Supplied information:
--------------------------------

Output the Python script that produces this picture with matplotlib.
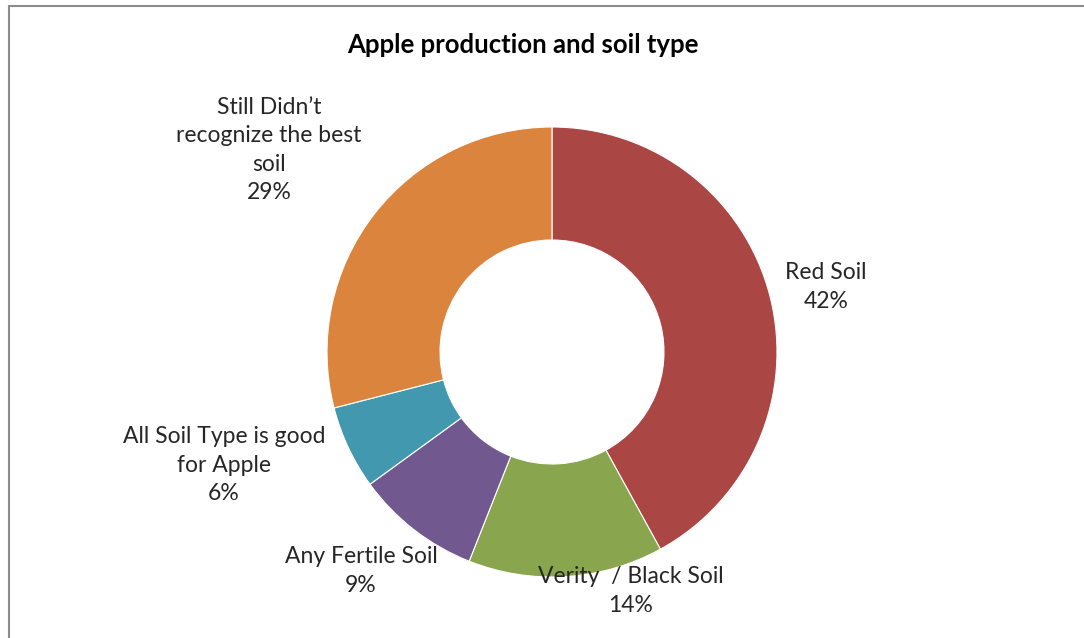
import matplotlib
matplotlib.use("Agg")
import matplotlib.pyplot as plt
from matplotlib.patches import Rectangle

categories = ["Red Soil", "Verity  / Black Soil", "Any Fertile Soil",
              "All Soil Type is good\nfor Apple", "Still Didn\u2019t\nrecognize the best\nsoil"]
values = [42, 14, 9, 6, 29]
colors = ["#AA4643", "#89A54E", "#71588F", "#4198AF", "#DB843D"]
title = "Apple production and soil type"

W, H = 1084, 638
fig = plt.figure(figsize=(W / 100, H / 100), dpi=100)
ax = fig.add_axes([0, 0, 1, 1])

# border (left and top visible)
ax.add_patch(Rectangle((9, -10), W + 20, H - 6 + 10, fill=False,
                       edgecolor="#8c8c8c", linewidth=1.5))

ax.pie(values, colors=colors, startangle=90, counterclock=False,
       center=(552, H - 352), radius=225,
       wedgeprops=dict(width=113, edgecolor="white", linewidth=0.8),
       frame=True)
ax.set_xlim(0, W)
ax.set_ylim(0, H)
ax.set_aspect("equal")
ax.axis("off")

font = "Lato"
label_pos = [(826, 287), (631, 591), (361, 571), (224, 465), (269, 150)]
for cat, val, (x, y) in zip(categories, values, label_pos):
    ax.text(x, H - y, f"{cat}\n{val}%", ha="center", va="center",
            fontsize=16.5, family=font, color="#262626", linespacing=1.45)

ax.text(523, H - 45, title, ha="center", va="center", fontsize=18.5,
        family=font, fontweight="bold", color="black")

fig.savefig("out.png", dpi=100)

--------------------------------

What you need to do: Everything from the first line to the line with "from matplotlib.patches import Rectangle" must be repeated exactly, and nothing else. Leave the pictures out.

Full output:
Output the Python script that produces this picture with matplotlib.
import matplotlib
matplotlib.use("Agg")
import matplotlib.pyplot as plt
from matplotlib.patches import Rectangle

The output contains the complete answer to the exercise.